Whenever I'd complain about having to mop the linoleum, Mom would recount how as a teen, she'd scrubbed the ragged wooden floors of their home, on hands and knees bloodied by splinters. That was usually enough to shut me up. On weekends, when I was sent forth to dig dandelions with a screw driver, I was reminded how fortunate I was to have a lawn from which there were dandelions to dig. Apparently, Mom had been handed a broom and sent out to sweep the dusty patch of land between the back door and the low fence that separated the city residences.
My parents weren't insensitive, but they had their own dreams to fulfill. As consolation, Santa brought me James Herriot's, All Creatures Great and Small, which chronicled the author's life as a country vet in mid-twentieth century Yorkshire, England.

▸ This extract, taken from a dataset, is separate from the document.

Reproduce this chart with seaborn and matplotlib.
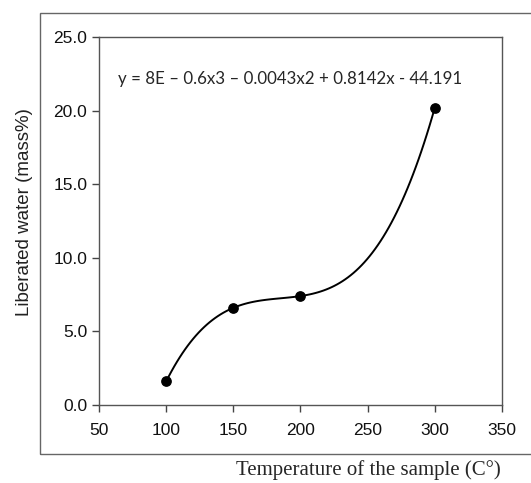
import matplotlib
matplotlib.use("Agg")
import matplotlib.pyplot as plt
import matplotlib.patches as patches
import seaborn as sns
import pandas as pd

# dati
temperature = [100, 150, 200, 300]
water = [1.6, 6.6, 7.4, 20.2]
x_ticks = [50, 100, 150, 200, 250, 300, 350]
y_ticks = [0, 5, 10, 15, 20, 25]
equation = "y = 8E \u2013 0.6x3 \u2013 0.0043x2 + 0.8142x - 44.191"

df = pd.DataFrame({"T": temperature, "W": water})

sns.set_style("ticks")
plt.rcParams['font.family'] = ['Liberation Sans', 'DejaVu Sans']

fig = plt.figure(figsize=(5.31, 4.83), dpi=100)
ax = fig.add_axes([0.1864, 0.1615, 0.759, 0.762])

# fit cubico attraverso i punti
sns.regplot(data=df, x="T", y="W", order=3, ci=None, ax=ax,
            scatter_kws={"color": "black", "s": 45, "zorder": 3, "alpha": 1},
            line_kws={"color": "black", "lw": 1.4})

ax.set_xlim(50, 350)
ax.set_ylim(0, 25)
ax.set_xticks(x_ticks)
ax.set_yticks(y_ticks)
ax.set_yticklabels([f"{v:.1f}" for v in y_ticks])
ax.tick_params(axis='both', direction='out', length=5, width=1, colors='#444444',
               labelcolor='#111111', labelsize=12.5, top=False, right=False)
ax.tick_params(axis='x', pad=8)
for s in ax.spines.values():
    s.set_visible(True)
    s.set_color('#555555')
    s.set_linewidth(1)

ax.set_xlabel("")
ax.set_ylabel("Liberated water (mass%)", fontsize=13.5, color='#222222')
ax.yaxis.set_label_coords(-0.164, 0.524)

ax.text(0.047, 0.887, equation, transform=ax.transAxes, fontsize=12.2,
        family=['Lato', 'DejaVu Sans'], va='center', ha='left')

fig.text(0.943, 0.027, "Temperature of the sample (C\u00b0)", fontsize=15,
         family=['Liberation Serif', 'DejaVu Serif'], ha='right', va='center')

# riquadro esterno
box = patches.Rectangle((40 / 531, 1 - 454 / 483), 1.0, (454 - 13) / 483,
                        transform=fig.transFigure, fill=False,
                        edgecolor='#666666', lw=1, clip_on=False)
fig.patches.append(box)

fig.savefig("out.png", dpi=100)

I adored it, as my parents knew I would, and went on to read the entire series of books, even though they were written for a much older audience. Not long after, it was agreed I could begin English riding lessons. If I couldn't live in the country, at least I could pretend that I did, and for a couple of hours every Saturday while hanging around the horses, the hay and the smell of leather, I felt like a country girl.

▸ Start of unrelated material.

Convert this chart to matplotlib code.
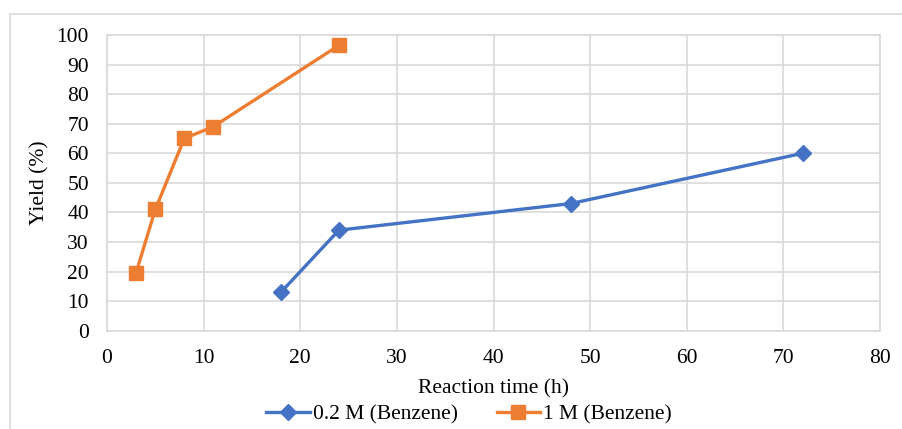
import matplotlib
matplotlib.use("Agg")
import matplotlib.pyplot as plt
from matplotlib.patches import Rectangle

x_02 = [18, 24, 48, 72]
y_02 = [13, 34, 43, 60]
x_1 = [3, 5, 8, 11, 24]
y_1 = [19.5, 41, 65, 69, 96.5]
label_02 = "0.2 M (Benzene)"
label_1 = "1 M (Benzene)"
x_ticks = list(range(0, 81, 10))
y_ticks = list(range(0, 101, 10))

plt.rcParams['font.family'] = ['Liberation Serif', 'DejaVu Serif']

fig = plt.figure(figsize=(9.03, 4.29), dpi=100)
fig.patches.append(Rectangle((10/903, -0.1), 1.0, 1 - 14/429 + 0.1, transform=fig.transFigure,
                             fill=False, edgecolor='#D9D9D9', linewidth=1.2))
ax = fig.add_axes([107/903, 1 - 330.7/429, (880-107)/903, (330.7-35)/429])

ax.plot(x_02, y_02, color='#4472C4', lw=2.4, marker='D', markersize=8.5, label=label_02, zorder=3)
ax.plot(x_1, y_1, color='#ED7D31', lw=2.4, marker='s', markersize=10, label=label_1, zorder=3)

ax.set_xlim(0, 80)
ax.set_ylim(0, 100)
ax.set_xticks(x_ticks)
ax.set_yticks(y_ticks)
ax.grid(True, color='#D9D9D9', lw=1.2, zorder=0)
ax.set_axisbelow(True)
for s in ax.spines.values():
    s.set_color('#D9D9D9')
    s.set_linewidth(1.2)
ax.tick_params(length=0, labelsize=15.5, pad=13)
ax.set_xlabel("Reaction time (h)", fontsize=15.5, labelpad=8)
ax.set_ylabel("Yield (%)", fontsize=15.5, labelpad=5)

fig.legend(loc='center', bbox_to_anchor=(469/903, 1 - 414/429), ncol=2, frameon=False,
           fontsize=15.5, handlelength=2.0, columnspacing=1.8, handletextpad=0.15)

fig.savefig("out.png", dpi=100)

By age fifteen, it became clear I'd never talk my parents into evicting the station wagon so I could turn our attached garage into a stall for a more high-maintenance form of transportation. I realized it was in my own best interest to accept my more urban life for what it was, especially if I wanted to make friends in my suburban Detroit high school. So in ninth grade, I put my pastoral dreams to rest, along with my riding boots and James Herriot books and didn't look back.
Thirteen years later, as a married woman with a family of my own, I found myself living with the same parameters as my parents. We bought homes in manicured neighborhoods a reasonable driving distance from the city, in areas with good schools and convenient shopping. For the first several years of our marriage, we were a picture-postcard, suburban-American family, living seemingly ordinary lives. Until . . .
They say, the acorn doesn't fall far from the tree, and when my little seedlings began spreading their roots, it wasn't for city soil they yearned. It was apparent our daughters shared my bucolic aspirations.
Fortunately, the city boy I'd married had an open mind and an appetite for adventure. I can't say we abandoned conformity altogether, for we didn't renounce all modern material comforts and move way out into the country, but far enough to enjoy a country life-style as hobby farmers, complete with barn cats and saddle horses, in communities that were practical, but not ordinary. For seven blissful years, I didn't have to pretend to be a country girl. I was one!
When the girls grew up and moved out to begin families of their own, it no longer seemed practical to hold onto the big house and property. I believed my country days had come to an end. We emptied our barn, and took the smaller left-overs back to the suburbs with us.
But, like a Phoenix rising from the ashes, my dream of country living, lived on to see yet another incarnation. We have officially ended our third summer of real country living, in a small shingled cottage on a wooded acreage an hour and a half from the city, where the dogs may bark at squirrels or deer and bother no one, and the driveway crunches when visitors come to call.
I no longer own a pair of riding boots, and content myself with photographing rather than riding horses, but when I feel like curling up with a good book, I need only reach as far as the coffee table to find my old favorite waiting. Kindred spirits in more ways than one, I no longer consider keeping company with Mr. Herriot, a consolation.
James Herriot is the pen name of James Alfred Wight.